Work instructions: Set down all of the data that follows word for word, without the images.

Source material:
* * *

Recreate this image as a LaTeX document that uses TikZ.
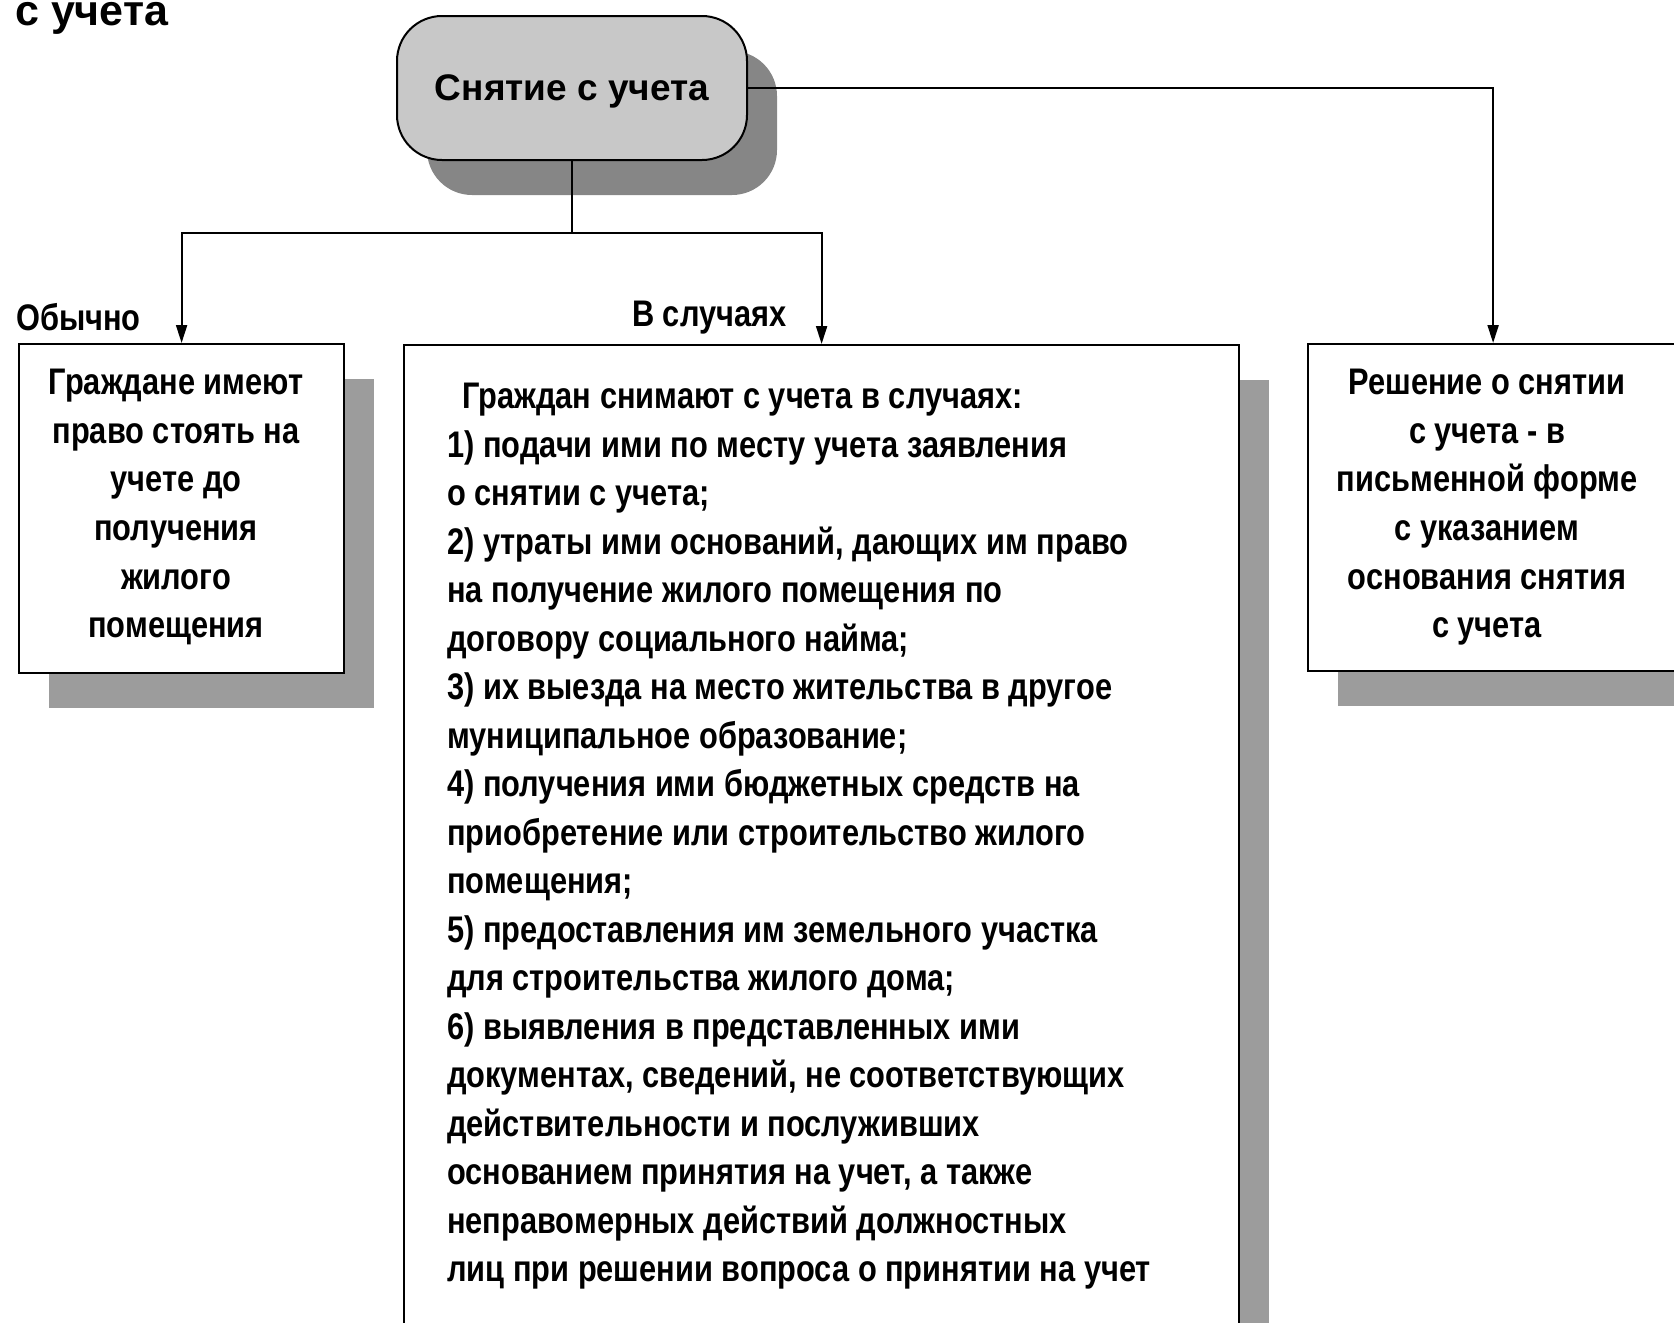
\documentclass[tikz,border=0pt]{standalone}
\usepackage{fontspec}
\setmainfont{Liberation Sans}
\newfontfamily\bodyfont{Liberation Sans}[FakeStretch=0.832]
\usetikzlibrary{arrows.meta,shadows}
\definecolor{stadfill}{HTML}{C8C8C8}
\definecolor{stadshadow}{HTML}{868686}
\definecolor{boxshadow}{HTML}{9C9C9C}
\newcommand\mystrut{\rule[-12pt]{0pt}{36pt}}
\begin{document}
\begin{tikzpicture}[x=1pt,y=-1pt,
  conn/.style={line width=2pt, draw=black},
  arr/.style={conn, -{Triangle[length=18pt,width=11pt]}},
  box/.style={draw=black, line width=2.2pt, fill=white, rectangle, inner sep=0pt, anchor=north west,
    drop shadow={shadow xshift=30pt, shadow yshift=-35pt, fill=boxshadow, opacity=1}},
  stadium/.style={draw=black, line width=2pt, fill=stadfill, rectangle, rounded corners=45pt,
    minimum width=350pt, minimum height=144pt, inner sep=0pt, text depth=0pt,
    font=\bfseries\fontsize{37}{44}\selectfont,
    drop shadow={shadow xshift=30pt, shadow yshift=-35pt, fill=stadshadow, opacity=1}},
  btext/.style={font=\bodyfont\bfseries\fontsize{37}{48.6}\selectfont, inner sep=0pt, align=center},
  lbl/.style={font=\bodyfont\bfseries\fontsize{37}{40}\selectfont, inner sep=0pt, anchor=base west},
  ]
\useasboundingbox (0,0) rectangle (1674,1323);
\clip (0,0) rectangle (1674,1323);

\node[font=\bfseries\fontsize{43}{50}\selectfont, anchor=base west, inner sep=0pt] (title) at (15,25) {с учета};

\node[stadium] (stad) at (572,88) {Снятие с учета};

\node[box, minimum width=325pt, minimum height=329pt] (lbox) at (18,343) {};
\node[box, minimum width=835pt, minimum height=1020pt] (mid) at (403,344) {};
\node[box, minimum width=370pt, minimum height=327pt] (rbox) at (1307,343) {};

\node[btext, anchor=north] (ltext) at (176,369) {\mystrut Граждане имеют\\право стоять на\\учете до\\получения\\жилого\\помещения};
\node[btext, anchor=north] (rtext) at (1487,369) {\mystrut Решение о снятии\\с учета - в\\письменной форме\\с указанием\\основания снятия\\с учета};
\node[btext, anchor=north west, align=left, font=\bodyfont\bfseries\fontsize{37}{48.5}\selectfont] (mtext) at (447,383) {\mystrut\hspace{15pt}Граждан снимают с учета в случаях:\\
1) подачи ими по месту учета заявления\\
о снятии с учета;\\
2) утраты ими оснований, дающих им право\\
на получение жилого помещения по\\
договору социального найма;\\
3) их выезда на место жительства в другое\\
муниципальное образование;\\
4) получения ими бюджетных средств на\\
приобретение или строительство жилого\\
помещения;\\
5) предоставления им земельного участка\\
для строительства жилого дома;\\
6) выявления в представленных ими\\
документах, сведений, не соответствующих\\
действительности и послуживших\\
основанием принятия на учет, а также\\
неправомерных действий должностных\\
лиц при решении вопроса о принятии на учет};

\node[lbl] (obychno) at (16,330) {Обычно};
\node[lbl] (vsl) at (632,326) {В случаях};

\coordinate (j) at (572,233);
\draw[conn] (stad.south) -- (j);
\draw[arr] (j) -| (lbox.north);
\draw[arr] (j) -| (mid.north);
\draw[arr] (stad.east) -| (rbox.north);
\end{tikzpicture}
\end{document}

* * *

Task output:
Recreate this image as a LaTeX document that uses TikZ.
\documentclass[tikz,border=0pt]{standalone}
\usepackage{fontspec}
\setmainfont{Liberation Sans}
\newfontfamily\bodyfont{Liberation Sans}[FakeStretch=0.832]
\usetikzlibrary{arrows.meta,shadows}
\definecolor{stadfill}{HTML}{C8C8C8}
\definecolor{stadshadow}{HTML}{868686}
\definecolor{boxshadow}{HTML}{9C9C9C}
\newcommand\mystrut{\rule[-12pt]{0pt}{36pt}}
\begin{document}
\begin{tikzpicture}[x=1pt,y=-1pt,
  conn/.style={line width=2pt, draw=black},
  arr/.style={conn, -{Triangle[length=18pt,width=11pt]}},
  box/.style={draw=black, line width=2.2pt, fill=white, rectangle, inner sep=0pt, anchor=north west,
    drop shadow={shadow xshift=30pt, shadow yshift=-35pt, fill=boxshadow, opacity=1}},
  stadium/.style={draw=black, line width=2pt, fill=stadfill, rectangle, rounded corners=45pt,
    minimum width=350pt, minimum height=144pt, inner sep=0pt, text depth=0pt,
    font=\bfseries\fontsize{37}{44}\selectfont,
    drop shadow={shadow xshift=30pt, shadow yshift=-35pt, fill=stadshadow, opacity=1}},
  btext/.style={font=\bodyfont\bfseries\fontsize{37}{48.6}\selectfont, inner sep=0pt, align=center},
  lbl/.style={font=\bodyfont\bfseries\fontsize{37}{40}\selectfont, inner sep=0pt, anchor=base west},
  ]
\useasboundingbox (0,0) rectangle (1674,1323);
\clip (0,0) rectangle (1674,1323);

\node[font=\bfseries\fontsize{43}{50}\selectfont, anchor=base west, inner sep=0pt] (title) at (15,25) {с учета};

\node[stadium] (stad) at (572,88) {Снятие с учета};

\node[box, minimum width=325pt, minimum height=329pt] (lbox) at (18,343) {};
\node[box, minimum width=835pt, minimum height=1020pt] (mid) at (403,344) {};
\node[box, minimum width=370pt, minimum height=327pt] (rbox) at (1307,343) {};

\node[btext, anchor=north] (ltext) at (176,369) {\mystrut Граждане имеют\\право стоять на\\учете до\\получения\\жилого\\помещения};
\node[btext, anchor=north] (rtext) at (1487,369) {\mystrut Решение о снятии\\с учета - в\\письменной форме\\с указанием\\основания снятия\\с учета};
\node[btext, anchor=north west, align=left, font=\bodyfont\bfseries\fontsize{37}{48.5}\selectfont] (mtext) at (447,383) {\mystrut\hspace{15pt}Граждан снимают с учета в случаях:\\
1) подачи ими по месту учета заявления\\
о снятии с учета;\\
2) утраты ими оснований, дающих им право\\
на получение жилого помещения по\\
договору социального найма;\\
3) их выезда на место жительства в другое\\
муниципальное образование;\\
4) получения ими бюджетных средств на\\
приобретение или строительство жилого\\
помещения;\\
5) предоставления им земельного участка\\
для строительства жилого дома;\\
6) выявления в представленных ими\\
документах, сведений, не соответствующих\\
действительности и послуживших\\
основанием принятия на учет, а также\\
неправомерных действий должностных\\
лиц при решении вопроса о принятии на учет};

\node[lbl] (obychno) at (16,330) {Обычно};
\node[lbl] (vsl) at (632,326) {В случаях};

\coordinate (j) at (572,233);
\draw[conn] (stad.south) -- (j);
\draw[arr] (j) -| (lbox.north);
\draw[arr] (j) -| (mid.north);
\draw[arr] (stad.east) -| (rbox.north);
\end{tikzpicture}
\end{document}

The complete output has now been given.